Un colpo atroce, una stilettata al petto e un pensiero: quei 7 anni della mia vita con te tutti davanti ai miei occhi.

Dopo due anni in cui la tua malattia non ci ha lasciato più, buttandoci di colpo in un mare in tempesta, te ne sei andato lasciandomi nel buio della notte con tutti i nostri ricordi accesi come un unico montaggio a colori di una grande storia d’amore in flash back. Una malattia dove abbiamo lottato insieme, come sempre fianco a fianco, senza smettere mai di credere che ancora avevamo una possibilità e apprezzando, in quei momenti, ogni attimo che la vita ci stava regalando insieme. Una malattia che invece di dividerci, come capita a tante coppie fino alla rassegnazione, ci ha uniti ancora di più nelle varie stanze degli ospedali che abbiamo attraversato in questi anni. Ospedali dove medici portavano la nostra coppia da esempio, e dove gli infermieri si commuovevano quando, prima di un intervento, ti preoccupavi di me e non di te. Una malattia che non ti ha mai fatto paura perché sapevi che, insieme, noi potevamo affrontarla ovunque ci avesse portato.

Abbiamo camminato insieme, mano nella mano, in tutte le cose che abbiamo fatto dal primo giorno del nostro amore. I nostri viaggi in Scozia, in Romania, in Russia, a Lisbona, a Istanbul, a Londra. Le tante case che abbiamo cambiato. Gli oggetti scelti insieme, i regali, le dediche.

Con le tue mani bellissime, il tuo volto sorridente, la felicità nei tuoi occhi, ci ricordavamo di quel capodanno a Venezia dove fuggivamo dall’acqua alta per arrivare a stappare la nostra bottiglia al ponte di Rialto o quando ballavi la tecno sul lungo mare a Napoli per festeggiare l’anno nuovo.

Tu Astrit, non eri solo un grande giornalista, un uomo colto e intelligente, tu eri un uomo che nascondeva tanti piccoli tesori e che solo chi sapeva entrare dentro il tuo cuore poteva vedere brillare. Tu sei stato l’uomo che ha saputo ascoltare senza giudizio, senza nessuna competizione, e che sapeva leggere le emozioni altrui più profondamente di quanto facessi trapelare. Tu sapevi ma non dicevi, perché non volevi ferire, mettere in difficoltà, ma eri anche in grado di decidere con molta determinazione senza far pesare la tua autorevolezza. Eri un uomo che sapeva amare senza possesso, senza ripicche, e con grandissima dedizione, tanto che una mia amica oggi mi ha detto: “Astrit era uno dei pochi uomini che una femminista potrebbe scegliere di amare”.

E noi ci siamo amati, compresi, sostenuti reciprocamente come due complici che si ritrovano vita dopo vita, e s’intendono con una sola occhiata.
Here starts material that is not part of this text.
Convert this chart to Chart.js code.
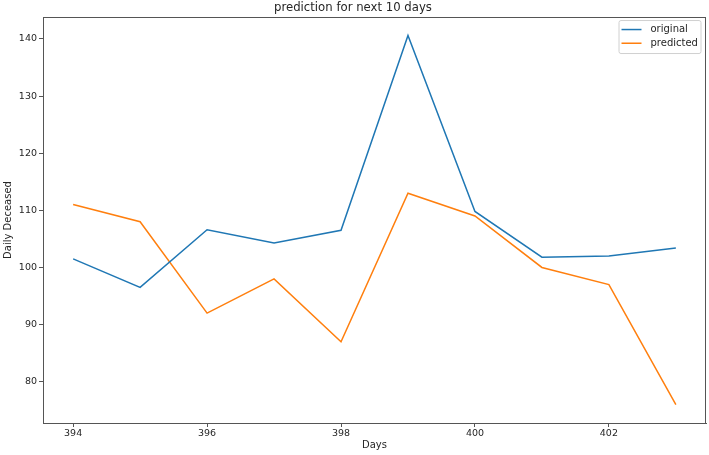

Ci siamo cercati, voluti e desiderati e per il nostro amore abbiamo sfidato cose che altri avrebbero lasciato perdere. Abbiamo faticato per rimanere stretti l’uno all’altro e abbiamo superato ostacoli su cui altri avrebbero inciampato. Abbiamo corso, riso, mangiato, bevuto, visto, guardato, odorato e scoperto luoghi nascosti senza paura. Ci siamo accompagnati nelle vie tortuose perché se uno di noi aveva un problema, l’altro non esitava mai a seguirlo con fiducia: una forza che esce fuori solo se si è una sola cosa.

Ed è così che in 7 anni abbiamo costruito una vita intera.
Noi, Astrit, ci siamo scelti: io per la tua gentilezza, premura, comprensione, e tu per la mia tenacia, determinazione, forza quasi primitiva, una forza che mi ha permesso di strapparti più volte alla morte guardandola dritta negli occhi.

Ci siamo incontrati per amarci e stare insieme nella nostra diversità assolutamente complementare, ed è stato un colpo di fulmine che ci ha legato per non dividerci mai più dal primo momento in cui ci siamo guardati, e questo al di là della vita e della morte.

Per tutti questi motivi, e per molti altri, tu sei sempre accanto a me e nel mio cuore.
E questo, ricorda, non è un addio ma è solo un arrivederci.